Fed Cuts Rates: Why Your Mortgage, Credit Card, and Savings Rates Might Not Drop Right Away

Posted on September 25, 2025 at 11:23 PM

“Fed Cuts Rates: Why Your Mortgage, Credit Card, and Savings Rates Might Not Drop Right Away”


Introduction: The Federal Reserve’s recent quarter-point interest rate cut has sparked hope among borrowers and savers alike. However, don’t expect immediate relief on your mortgage, credit card, or savings account. Here’s why the effects of this rate cut might take time to reach your wallet.


The Fed’s Rate Cut Explained: On September 17, 2025, the Federal Reserve lowered its benchmark interest rate by a quarter-point, the first reduction in nine months. While this move aims to stimulate economic activity, its impact on consumer borrowing and saving behaviors is expected to be gradual and uneven.


Impact on Mortgages: Mortgage rates are influenced more by long-term Treasury yields than by the Fed’s short-term rate. Currently, the average rate on a 30-year fixed mortgage is around 6.26%, with projections suggesting it will remain between 6% and 7% through 2026. The Mortgage Bankers Association even forecasts a slight increase to 6.5% by the end of the year. Therefore, prospective homebuyers may not see significant changes in mortgage rates in the near future.


Credit Cards: Credit card interest rates are tied to the prime rate, which follows the Fed’s benchmark rate. However, a quarter-point reduction may only lower monthly payments by a small amount. For instance, on an average credit card balance of $6,473 at a 22% interest rate, the monthly payment could decrease by approximately $1. This minimal change underscores that rate cuts alone won’t substantially alleviate credit card debt.


Car Loans: Car loan rates have remained elevated, with the average rate for a new car loan at 7% and 10.7% for used cars. While these rates may see some decline, they are still influenced by factors such as loan length, car prices, and broader economic conditions. Therefore, significant reductions in car loan rates are not expected in the immediate future.


Savings Accounts and CDs: Savers might experience a temporary advantage as banks are generally slower to reduce interest rates on savings accounts and certificates of deposit (CDs). The highest yield on a six-month CD was recently around 4.4%, down more than a percentage point from the level before the Fed started lowering rates last year. However, as competition among banks increases, further decreases in deposit rates are anticipated to be gradual and modest.

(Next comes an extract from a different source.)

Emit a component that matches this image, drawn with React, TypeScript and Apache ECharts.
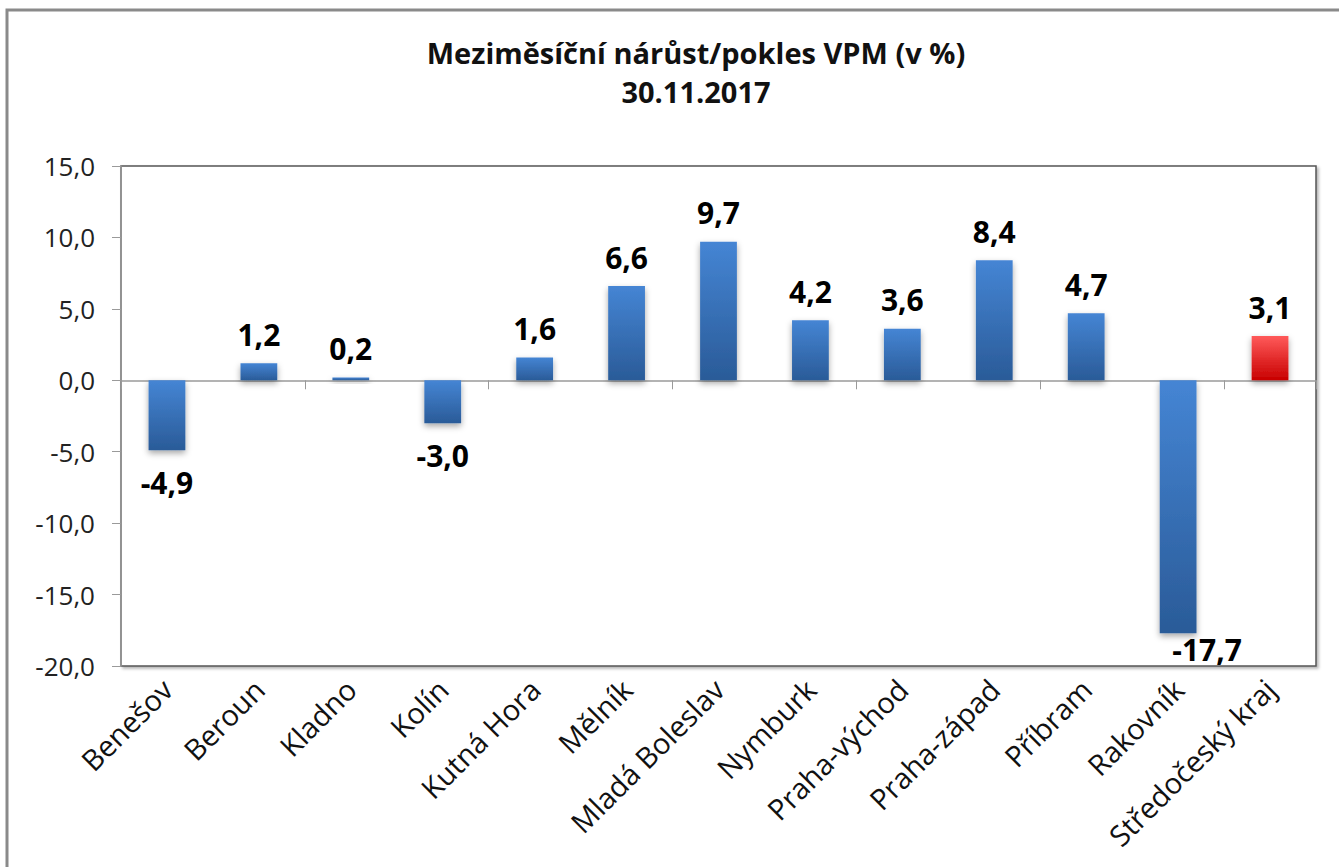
import React, { useEffect, useRef } from "react";
import * as echarts from "echarts";

const categories = [
  "Benešov", "Beroun", "Kladno", "Kolín", "Kutná Hora", "Mělník", "Mladá Boleslav",
  "Nymburk", "Praha-východ", "Praha-západ", "Příbram", "Rakovník", "Středočeský kraj",
];
const values = [-4.9, 1.2, 0.2, -3.0, 1.6, 6.6, 9.7, 4.2, 3.6, 8.4, 4.7, -17.7, 3.1];
const highlightIndex = 12;
const titleLines = ["Meziměsíční nárůst/pokles VPM (v %)", "30.11.2017"];
const yMin = -20;
const yMax = 15;
const yStep = 5;

const FONT = "'Open Sans', 'DejaVu Sans', sans-serif";
const fmt = (v: number) => v.toFixed(1).replace(".", ",");

export default function App() {
  const ref = useRef<HTMLDivElement>(null);
  useEffect(() => {
    if (!ref.current) return;
    const chart = echarts.init(ref.current, undefined, { renderer: "svg" });
    const blue = new echarts.graphic.LinearGradient(0, 0, 0, 1, [
      { offset: 0, color: "#4585d4" },
      { offset: 1, color: "#2a5b98" },
    ]);
    const red = new echarts.graphic.LinearGradient(0, 0, 0, 1, [
      { offset: 0, color: "#ff5a5a" },
      { offset: 1, color: "#c80000" },
    ]);
    const data = values.map((v, i) => {
      const deep = v < -15;
      return {
        value: v,
        itemStyle: { color: i === highlightIndex ? red : blue },
        label: {
          position: v >= 0 ? "top" : "bottom",
          distance: v >= 0 ? 14 : deep ? 1 : 17,
          offset: deep ? [29, 0] : [0, 0],
        },
      };
    });
    chart.setOption({
      animation: false,
      backgroundColor: "#fff",
      title: {
        text: titleLines.join("\n"),
        left: 691,
        textAlign: "center",
        top: 28,
        textStyle: {
          fontFamily: FONT,
          fontSize: 29,
          fontWeight: "bold",
          color: "#111",
          lineHeight: 39,
        },
      },
      graphic: [
        {
          type: "rect",
          shape: { x: 7, y: 10, width: 1345, height: 870 },
          style: { fill: "none", stroke: "#8a8a8a", lineWidth: 3 },
          silent: true,
        },
      ],
      grid: {
        left: 121,
        top: 166,
        right: 23,
        bottom: 201,
        show: true,
        borderColor: "#555",
        borderWidth: 1.5,
        shadowColor: "rgba(0,0,0,0.3)",
        shadowBlur: 3,
        shadowOffsetX: 2,
        shadowOffsetY: 2,
        backgroundColor: "#fff",
      },
      xAxis: [
        {
          type: "category",
          data: categories,
          position: "bottom",
          axisLine: { onZero: false, show: false },
          axisTick: { show: false },
          axisLabel: {
            rotate: 45,
            interval: 0,
            margin: 18,
            fontFamily: FONT,
            fontSize: 29,
            color: "#111",
          },
        },
        {
          type: "category",
          data: categories,
          position: "top",
          axisLine: { onZero: true, lineStyle: { color: "#9a9a9a", width: 1.5 } },
          axisTick: { show: true, inside: true, length: 9, lineStyle: { color: "#9a9a9a" } },
          axisLabel: { show: false },
        },
      ],
      yAxis: {
        type: "value",
        min: yMin,
        max: yMax,
        interval: yStep,
        axisLine: { show: true, lineStyle: { color: "#9a9a9a", width: 1.5 } },
        axisTick: { show: true, length: 9, lineStyle: { color: "#9a9a9a" } },
        splitLine: { show: false },
        axisLabel: {
          formatter: (v: number) => fmt(v),
          fontFamily: FONT,
          fontSize: 26,
          color: "#222",
          margin: 26,
        },
      },
      series: [
        {
          type: "bar",
          xAxisIndex: 0,
          data,
          barWidth: "40%",
          itemStyle: {
            shadowColor: "rgba(0,0,0,0.35)",
            shadowBlur: 6,
            shadowOffsetY: 3,
          },
          label: {
            show: true,
            formatter: (p: any) => fmt(p.value),
            fontFamily: FONT,
            fontSize: 30,
            fontWeight: "bold",
            color: "#000",
          },
        },
      ],
    });
    return () => chart.dispose();
  }, []);
  return (
    <div
      ref={ref}
      style={{ position: "absolute", left: 0, top: 0, width: 1339, height: 867 }}
    />
  );
}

Conclusion: While the Fed’s rate cut is a step toward economic stimulation, its effects on consumer borrowing and saving behaviors will unfold over time. Borrowers and savers should manage their expectations and plan accordingly, understanding that immediate changes in mortgage, credit card, and savings rates are unlikely.


Glossary:

  • Federal Reserve (Fed): The central banking system of the United States responsible for setting monetary policy.

  • Benchmark Interest Rate: The interest rate set by the central bank that influences other interest rates in the economy.

  • Mortgage Rate: The interest rate charged on a mortgage loan.

  • Prime Rate: The interest rate that commercial banks charge their most creditworthy customers, often used as a reference for other loans.

  • Certificate of Deposit (CD): A savings account that offers a fixed interest rate for a specified term.